Dan karena kemiskinan itu sudah diwariskan dari generasi ke generasi oleh pemikiran yang ditanamkan kakek nenek mereka bahkan kakek nenek dari kakek nenek mereka, sama seperti kakek nenek mereka dan kakek nenek dari kakek nenek mereka mewarisi pemikiran,"Orang kecil jangan suka bermimpi. Mimpi cuma buat orang sekolahan, orang kaya."

Aku tuntun Yani dan ibunya mulai dari kepengurusan KTP sang ibu, Kartu Keluarga, dan Akta Kelahiran Yani. Sungguh bukan hal mudah. Para aparat bukan mendukung keinginan Yani untuk bersekolah malah menambah ribet dengan mempersulit kepengurusannya. "Minta surat ini... Minta surat itu..." kata seorang aparat kampung yang aku rasa tidak pernah berpanas-panas ria di jalanan. Terlihat dari perut buncitnya dan tingkahnya yang gelagapan waktu kami baru tiba di rumahnya. Ia kelihatan panik karena kedapatan masih tidur, padahal hari sudah siang. Gila! Bagaimana mungkin seorang pedagang asongan bisa bangun lebih pagi dan bekerja lebih sibuk dari seorang yang katanya pemuka kampung, yang katanya pemimpin kampung, yang katanya punya jabatan di kampung. Bukankah seharusnya semakin tinggi jabatan seseorang maka semakin sibuk dan berat tanggung jawabnya?

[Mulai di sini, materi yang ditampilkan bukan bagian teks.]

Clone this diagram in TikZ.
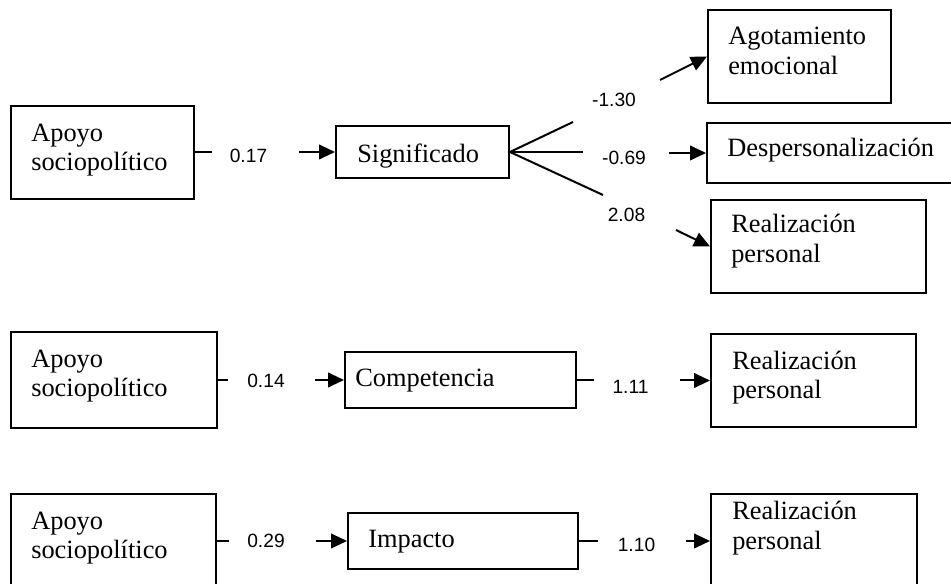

Tapi Yani tidak mengeluhkan itu, sekali lagi Yani cuma 'mau' sekolah. Jadi masa bodohlah dengan pejabat kampung yang buncit itu.

Dan hari ini aku, Yani, dan si ibu, masih menunggu penyelesaian pengurusan dokumen-dokumen diri tadi, sebelum aku mengajukan permohonan pada leader yang menaungi bentukan badan sosial tempat aku berkiprah, untuk kemudian ia mengucurkan dana tunai demi untuk Yani bersekolah.

Yani, bermimpilah seenak-enaknya dan sebebas-bebasnya! Karena mimpi bukan benda yang dapat dibeli dengan uang si kaya, tetapi dibayar dengan jerih dan perih yang dilawan dengan gigih meski pedih dan sedih. Ketahuilah mimpi menghadirkan titik horison utopia yang indah. Ingatlah betapa aku selalu memperhatikanmu selayak bunga matahari, dan tak akan kubiarkan kau sekali-sekali terbang tanpa sayapmu terkepak penuh.